WORK TO BE COMPLETED :: Reproduce, character for character, the lines below from the first through the one with "Chart.register(...registerables);". Leave pictures out.

DATA BLOCK ::
+++++
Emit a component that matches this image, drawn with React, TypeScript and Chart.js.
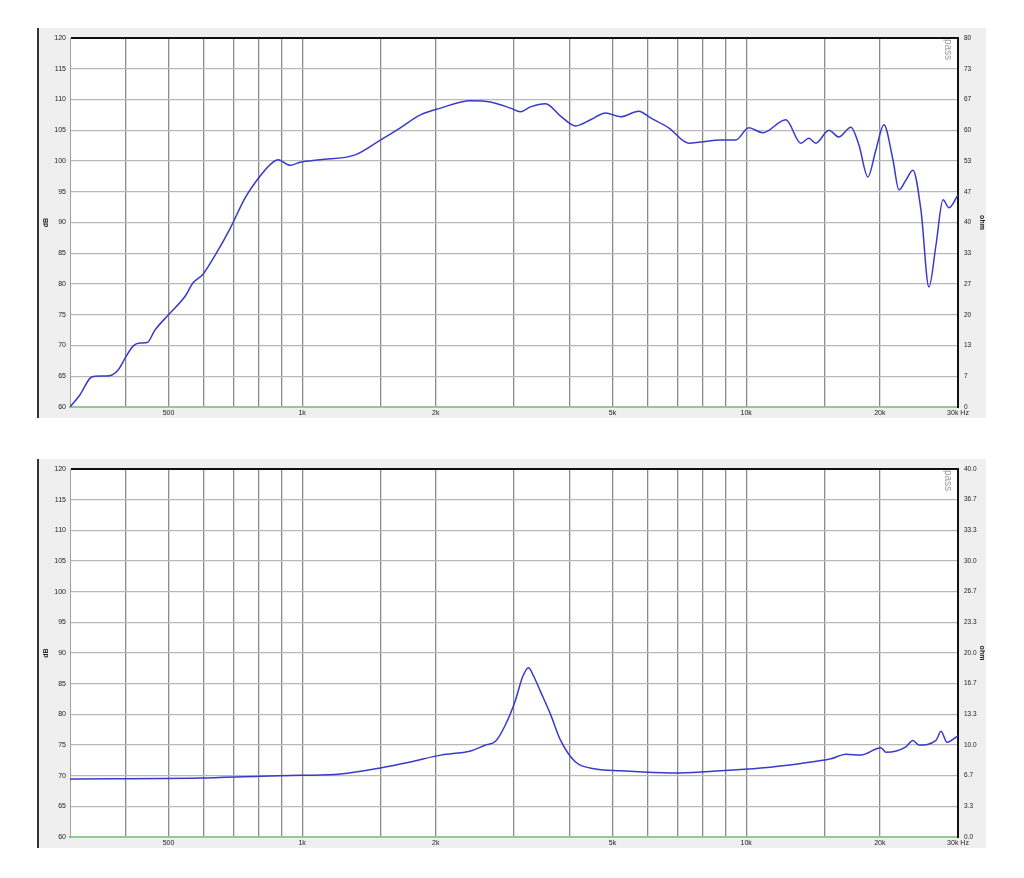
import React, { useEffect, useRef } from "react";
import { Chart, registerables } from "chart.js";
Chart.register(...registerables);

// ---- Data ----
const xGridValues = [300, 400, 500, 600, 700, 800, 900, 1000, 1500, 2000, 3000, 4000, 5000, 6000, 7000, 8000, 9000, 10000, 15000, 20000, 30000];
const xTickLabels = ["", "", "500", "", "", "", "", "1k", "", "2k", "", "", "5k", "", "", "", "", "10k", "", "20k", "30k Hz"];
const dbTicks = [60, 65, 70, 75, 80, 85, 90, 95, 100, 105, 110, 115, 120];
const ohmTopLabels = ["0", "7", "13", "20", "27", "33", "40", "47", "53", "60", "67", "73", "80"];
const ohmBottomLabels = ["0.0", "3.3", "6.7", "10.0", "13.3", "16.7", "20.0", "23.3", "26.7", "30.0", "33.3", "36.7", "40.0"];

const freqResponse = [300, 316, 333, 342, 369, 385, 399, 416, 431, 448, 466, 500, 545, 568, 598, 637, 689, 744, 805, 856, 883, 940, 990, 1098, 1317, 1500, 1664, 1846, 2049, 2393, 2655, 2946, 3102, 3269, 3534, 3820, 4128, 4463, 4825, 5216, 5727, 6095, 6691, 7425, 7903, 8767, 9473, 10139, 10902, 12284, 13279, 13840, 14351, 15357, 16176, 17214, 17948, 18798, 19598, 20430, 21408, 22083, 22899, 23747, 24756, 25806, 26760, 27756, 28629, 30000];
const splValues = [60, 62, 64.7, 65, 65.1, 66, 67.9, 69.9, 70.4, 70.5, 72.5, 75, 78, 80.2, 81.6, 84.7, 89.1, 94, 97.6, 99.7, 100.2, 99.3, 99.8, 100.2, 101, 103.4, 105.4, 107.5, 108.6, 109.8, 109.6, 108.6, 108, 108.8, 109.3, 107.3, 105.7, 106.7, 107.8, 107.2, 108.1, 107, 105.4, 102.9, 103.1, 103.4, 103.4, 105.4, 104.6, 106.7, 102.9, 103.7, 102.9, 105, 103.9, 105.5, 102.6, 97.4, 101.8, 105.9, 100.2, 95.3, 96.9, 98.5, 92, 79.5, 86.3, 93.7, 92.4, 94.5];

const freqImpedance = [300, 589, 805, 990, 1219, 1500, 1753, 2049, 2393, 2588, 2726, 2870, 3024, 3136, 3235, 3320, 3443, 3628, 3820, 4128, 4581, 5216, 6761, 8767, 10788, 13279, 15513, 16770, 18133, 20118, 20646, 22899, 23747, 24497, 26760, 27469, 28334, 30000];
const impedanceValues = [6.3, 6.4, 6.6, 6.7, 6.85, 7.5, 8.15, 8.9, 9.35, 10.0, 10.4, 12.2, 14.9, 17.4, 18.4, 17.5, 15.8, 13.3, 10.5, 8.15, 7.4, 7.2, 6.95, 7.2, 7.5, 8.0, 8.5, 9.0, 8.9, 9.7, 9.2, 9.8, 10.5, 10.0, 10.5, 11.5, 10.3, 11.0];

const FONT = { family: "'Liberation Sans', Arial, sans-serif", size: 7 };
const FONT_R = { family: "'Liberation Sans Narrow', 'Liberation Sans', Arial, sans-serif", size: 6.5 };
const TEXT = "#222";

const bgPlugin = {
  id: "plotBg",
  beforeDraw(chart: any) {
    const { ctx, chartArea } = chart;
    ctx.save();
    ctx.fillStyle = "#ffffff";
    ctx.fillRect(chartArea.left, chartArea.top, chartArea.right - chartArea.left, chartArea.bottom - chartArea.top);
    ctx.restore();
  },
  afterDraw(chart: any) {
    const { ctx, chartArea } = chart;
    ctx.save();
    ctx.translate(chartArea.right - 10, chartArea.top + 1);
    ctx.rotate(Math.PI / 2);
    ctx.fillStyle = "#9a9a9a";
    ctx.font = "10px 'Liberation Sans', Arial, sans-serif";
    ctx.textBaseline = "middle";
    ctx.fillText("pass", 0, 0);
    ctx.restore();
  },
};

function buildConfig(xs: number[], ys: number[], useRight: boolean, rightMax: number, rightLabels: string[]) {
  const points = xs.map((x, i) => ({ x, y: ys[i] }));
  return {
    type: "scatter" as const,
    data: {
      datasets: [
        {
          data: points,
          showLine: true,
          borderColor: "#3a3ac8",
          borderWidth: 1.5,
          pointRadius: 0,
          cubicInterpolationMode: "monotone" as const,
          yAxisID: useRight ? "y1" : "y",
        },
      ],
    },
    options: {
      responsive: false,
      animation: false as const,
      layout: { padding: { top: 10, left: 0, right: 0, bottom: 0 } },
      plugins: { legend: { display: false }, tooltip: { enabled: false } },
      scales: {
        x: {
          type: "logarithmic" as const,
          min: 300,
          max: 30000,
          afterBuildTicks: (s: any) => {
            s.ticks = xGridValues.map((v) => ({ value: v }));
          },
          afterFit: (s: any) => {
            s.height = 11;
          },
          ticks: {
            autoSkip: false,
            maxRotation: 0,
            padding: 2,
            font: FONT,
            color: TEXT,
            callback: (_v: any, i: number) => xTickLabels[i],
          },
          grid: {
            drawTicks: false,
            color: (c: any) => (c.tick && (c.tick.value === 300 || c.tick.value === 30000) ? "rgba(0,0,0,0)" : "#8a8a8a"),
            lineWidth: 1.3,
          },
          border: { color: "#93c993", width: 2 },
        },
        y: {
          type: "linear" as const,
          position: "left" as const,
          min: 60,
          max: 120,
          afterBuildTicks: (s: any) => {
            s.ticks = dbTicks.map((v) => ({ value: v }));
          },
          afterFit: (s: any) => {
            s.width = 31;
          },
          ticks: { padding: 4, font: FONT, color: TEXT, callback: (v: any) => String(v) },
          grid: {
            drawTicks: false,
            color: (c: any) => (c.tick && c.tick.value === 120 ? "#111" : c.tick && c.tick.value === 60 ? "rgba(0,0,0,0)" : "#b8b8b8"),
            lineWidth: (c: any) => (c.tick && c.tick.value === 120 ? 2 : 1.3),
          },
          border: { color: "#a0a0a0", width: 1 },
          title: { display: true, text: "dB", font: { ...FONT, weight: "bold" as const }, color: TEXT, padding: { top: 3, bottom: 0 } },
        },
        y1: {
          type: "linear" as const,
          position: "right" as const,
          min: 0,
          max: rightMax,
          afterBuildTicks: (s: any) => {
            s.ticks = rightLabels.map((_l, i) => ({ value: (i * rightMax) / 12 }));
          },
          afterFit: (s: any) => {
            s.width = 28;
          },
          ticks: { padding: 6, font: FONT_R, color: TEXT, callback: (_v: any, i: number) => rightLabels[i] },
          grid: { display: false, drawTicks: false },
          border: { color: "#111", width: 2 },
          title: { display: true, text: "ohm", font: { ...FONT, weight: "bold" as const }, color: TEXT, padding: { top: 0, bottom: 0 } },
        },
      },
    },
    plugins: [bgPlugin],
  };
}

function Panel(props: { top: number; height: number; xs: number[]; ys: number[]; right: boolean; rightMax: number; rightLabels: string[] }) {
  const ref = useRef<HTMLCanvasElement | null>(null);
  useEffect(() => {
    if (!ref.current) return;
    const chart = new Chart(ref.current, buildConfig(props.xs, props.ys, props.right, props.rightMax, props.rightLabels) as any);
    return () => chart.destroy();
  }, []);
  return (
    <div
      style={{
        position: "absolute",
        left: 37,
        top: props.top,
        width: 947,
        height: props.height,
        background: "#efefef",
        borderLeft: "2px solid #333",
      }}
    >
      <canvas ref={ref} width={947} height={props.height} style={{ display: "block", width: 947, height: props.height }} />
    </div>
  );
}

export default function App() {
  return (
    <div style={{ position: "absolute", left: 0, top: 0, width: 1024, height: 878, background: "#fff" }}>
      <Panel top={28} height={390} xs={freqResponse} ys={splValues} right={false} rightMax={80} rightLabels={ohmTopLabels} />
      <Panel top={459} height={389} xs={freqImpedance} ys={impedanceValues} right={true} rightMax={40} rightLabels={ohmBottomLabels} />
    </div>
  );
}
+++++
TASK ANSWER ::
Emit a component that matches this image, drawn with React, TypeScript and Chart.js.
import React, { useEffect, useRef } from "react";
import { Chart, registerables } from "chart.js";
Chart.register(...registerables);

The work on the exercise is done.